Opinion
March 1, 1907.
Jacob F. Miller, Max Meyer and W.G. Phlippeau, for the appellant.
John E. Van Nostrand and E.V.B. Getty, for the respondents.
Judgment affirmed, with costs, on the opinion of Mr. Justice WILMOT M. SMITH.
WOODWARD, JENKS, HOOKER, RICH and MILLER, JJ., concurred.
The following is the opinion of Mr. Justice WILMOT M. SMITH:
If the entire devise of the premises in question was invalid because of the lack of capacity of all the beneficiaries for whose benefit the devise was made to take the same, there can be no question that the trust estate and power of sale given the executors would also fail, because the object for which these provisions of the will were made had failed. ( Jones v. Kelly, 170 N.Y. 401.)

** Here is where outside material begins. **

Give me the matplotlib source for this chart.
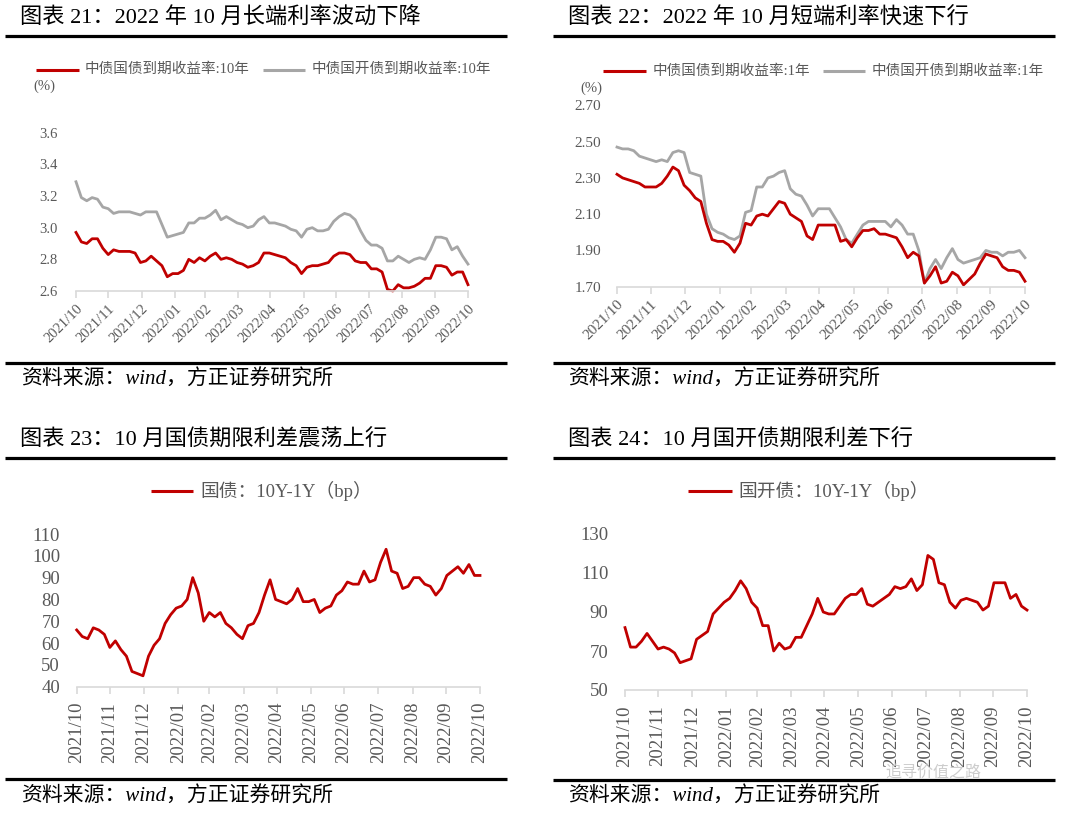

In the case under consideration a devise of a portion of the premises was valid, so that the trust estate and power of sale attempted to be created by the will, so far as they concerned the portion of the premises so devised, were valid.
A person who takes as heir at law premises which descended to him as intestate property by reason of the failure of the testator to make a valid disposition thereof by his will, takes such property subject to any burden imposed thereon by the necessity of carrying out to the best advantage the valid provisions of the will. ( Downing v. Marshall, 4 Abb. Ct. App. Dec. 662.)
In Jones v. Kelly ( supra) Chief Judge PARKER recognizes this principle in his opinion (at p. 409), where he says, "the real estate may be so situated as to require a sale of all of it in order to execute the valid portions of the will, and thus it will be turned into money in fact, but for the purposes of disposition under the statute as intestate property it will retain its character as real estate."
I must assume in this case, in the absence of evidence to the contrary, that the land in question was so situated as to require a sale of all of it in order to enable the executors to execute the valid devises of a portion of it to the best advantage of the devisees.
I, therefore, decide that the executors had authority to sell the whole premises in order to carry out the valid devises of a portion thereof, and that the plaintiff took the premises subject to the burden that such power of sale might be properly exercised, and that she is entitled only to her share of the proceeds of the sale, taking the same with its character as real estate unchanged by its conversion into money.
It follows that the complaint should be dismissed upon the merits, with costs.